Precinct 5’s David Detmold spoke at length, focusing on the massacre of Native American people carried out within territory currently represented by the district in 1676 by an English militia led by Capt. William Turner. “You’re naming the team Indians in a town, and a school, named after the man who killed every Indian he could find,” Detmold argued.

Detmold also cited a 2005 resolution by the American Psychological Association recommending the retirement of ethnic mascots. “They’ve done studies on this, which they cite, that the use of Native American mascots is harmful to Native American students,” he said, pointing out that there are Native American students in the district.

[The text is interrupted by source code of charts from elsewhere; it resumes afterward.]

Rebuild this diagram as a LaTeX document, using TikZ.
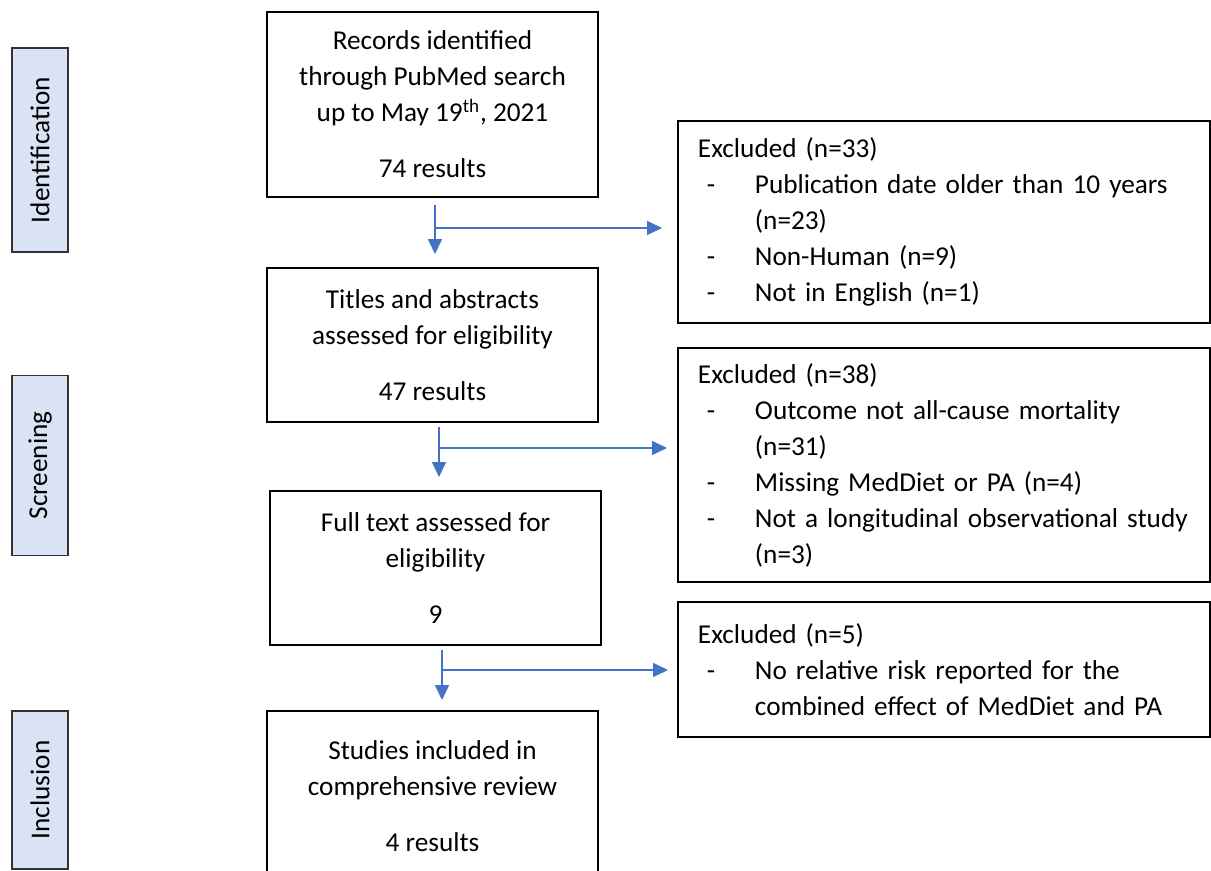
\documentclass[tikz,border=0pt]{standalone}
\usepackage{fontspec}
\setmainfont{Carlito}
\usetikzlibrary{arrows.meta}
\definecolor{flowblue}{HTML}{4472C4}
\definecolor{phasefill}{HTML}{DAE3F3}
\newcommand{\itm}{\hspace*{0.18cm}\makebox[0.96cm][l]{-}}
\newcommand{\cnt}{\hspace*{1.14cm}}
\begin{document}
\begin{tikzpicture}[
	every node/.style={ font=\fontsize{15.5pt}{20.5pt}\selectfont },
	flowbox/.style={ draw, line width=1.1pt, align=center, minimum width=6.62cm, inner sep=0pt },
	exclbox/.style={ draw, line width=1.1pt, align=left, anchor=west, text width=9.84cm, inner xsep=0.4cm, inner ysep=0pt },
	phase/.style={ draw=black!80, line width=0.8pt, fill=phasefill, rotate=90, minimum width=#1, minimum height=1.12cm, inner sep=0pt },
	flow/.style={ flowblue, line width=0.85pt, -{Triangle[length=0.3cm,width=0.28cm]} }
]
\useasboundingbox (0,0) rectangle (24.22,-17.42);

\node at (0.8,-3.0) (idp) [phase=4.08cm] {Identification};
\node at (0.8,-9.31) (scp) [phase=3.6cm] {Screening};
\node at (0.8,-15.8) (inp) [phase=3.16cm] {Inclusion};

\node at (8.65,-2.09) (rec) [flowbox, minimum height=3.7cm]
	{Records identified\\through PubMed search\\up to May 19\textsuperscript{th}, 2021\\[0.4cm]74 results};
\node at (8.65,-6.9) (tit) [flowbox, minimum height=3.08cm]
	{Titles and abstracts\\assessed for eligibility\\[0.4cm]47 results};
\node at (8.71,-11.36) (ful) [flowbox, minimum height=3.08cm]
	{Full text assessed for\\eligibility\\[0.4cm]9};
\node at (8.65,-15.92) (inc) [flowbox, minimum height=3.4cm]
	{Studies included in\\comprehensive review\\[0.4cm]4 results};

\node at (13.54,-4.44) (exa) [exclbox, minimum height=4.04cm]
	{Excluded (n=33)\\\itm Publication date older than 10 years\\\cnt (n=23)\\\itm Non-Human (n=9)\\\itm Not in English (n=1)};
\node at (13.54,-9.3) (exb) [exclbox, minimum height=4.68cm]
	{Excluded (n=38)\\\itm Outcome not all-cause mortality\\\cnt (n=31)\\\itm Missing MedDiet or PA (n=4)\\\itm Not a longitudinal observational study\\\cnt (n=3)};
\node at (13.54,-13.39) (exc) [exclbox, minimum height=2.7cm]
	{Excluded (n=5)\\\itm No relative risk reported for the\\\cnt combined effect of MedDiet and PA};

\coordinate (ta) at (8.7,-4.1);
\coordinate (ja) at (8.7,-4.56);
\coordinate (tb) at (8.78,-8.54);
\coordinate (jb) at (8.78,-8.96);
\coordinate (tc) at (8.84,-13.0);
\coordinate (jc) at (8.84,-13.4);

\foreach \t/\n/\s in {ta/tit/0.26cm,tb/ful/0.26cm,tc/inc/0.2cm}
	\draw[flow, shorten >=\s] (\t) -- (\t |- \n.north);
\foreach \j/\e/\s in {ja/exa/0.3cm,jb/exb/0.2cm,jc/exc/0.18cm}
	\draw[flow, shorten >=\s] (\j) -- (\j -| \e.west);

\end{tikzpicture}
\end{document}
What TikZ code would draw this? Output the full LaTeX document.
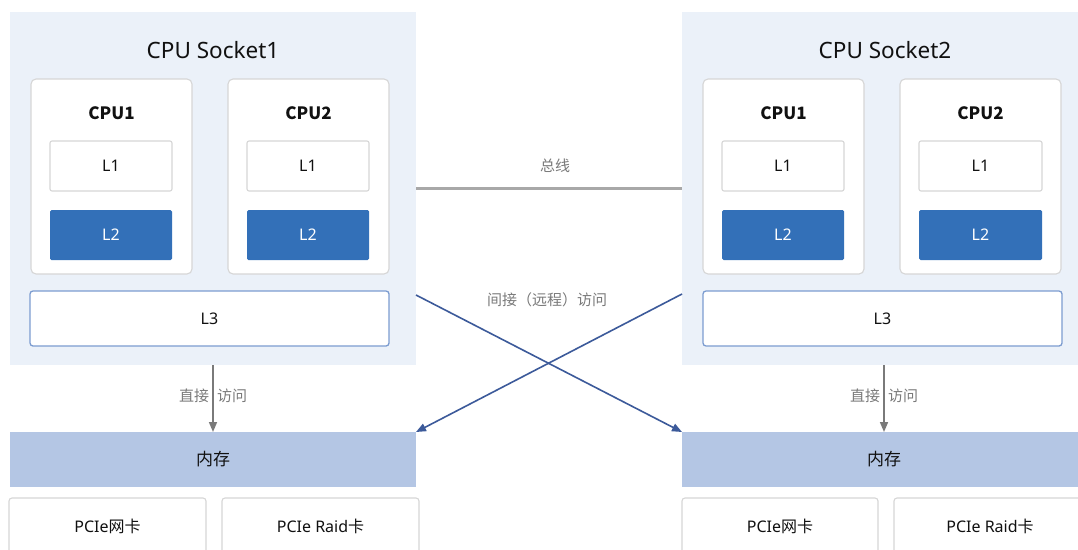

Detmold suggested that the district “spend a year of outreach and education on this subject within the school community, and the towns of Gill and Montague, and bring it to the town meetings for an advisory opinion next May – to report back to the SC, to see what the will of the town is. “We’d very much like to use this as an educational opportunity, and a chance for everyone to be heard,” he said.

“I feel like this is something that is perhaps viewed as a small thing,” said Suzette Snow-Cobb, also of downtown Turners Falls. “But it could go a long way to recognizing that all of us live in this community,  and we don’t want to have degrading or derogatory images or actions for the people that live here.”

School committee chair Michael Langknecht thanked the residents for their input, and noted that any committee member could place the topic on the agenda at a future meeting.

Marjorie Levenson, recently reelected member from Montague, said she felt the committee should add it as a future topic for discussion. “Obviously whatever happens requires a great deal of thought, and education, for the community,” Levenson said. “We want people to feel involved in the process as we pursue, or don’t pursue, this, and how we do it….I think the onus should be on the school committee to pursue these avenues,” she said. “The charge is our charge,” not that of the members of the public who had brought the topic before the committee, “to do the work.”

Thirty-nine high school teams in Massachusetts still have Native American-themed mascots, including several in western Massachusetts: the Athol Red Raiders, Mohawk Warriors, Springfield Red Raiders, and Ware Indians.

That count was 46 as recently as 2007. Some of those teams – including the Dedham Marauders, Lowell Red Raiders, and the Matignon, Nauset and Brookline Warriors – have kept their names, but discontinued their ethnic logos (the Marauders famously adopting a pirate).

The Natick Red Men have become the Red Hawks, and the Watertown Red Raiders dropped the “Red” from their name, though not their uniforms. Locally, the Frontier Redhawks were known until 2000 as the Redskins.

In 2009, the GMRSD school committee voted to discontinue the use of the “tomahawk chop” cheer at athletic events, though some say it is still heard. The school’s longtime team logo, generic clip art of a Plains Indian in silhouette, has been officially retired by the district, but is still actively used in the community, including by the Turners Falls High School Alumni Association.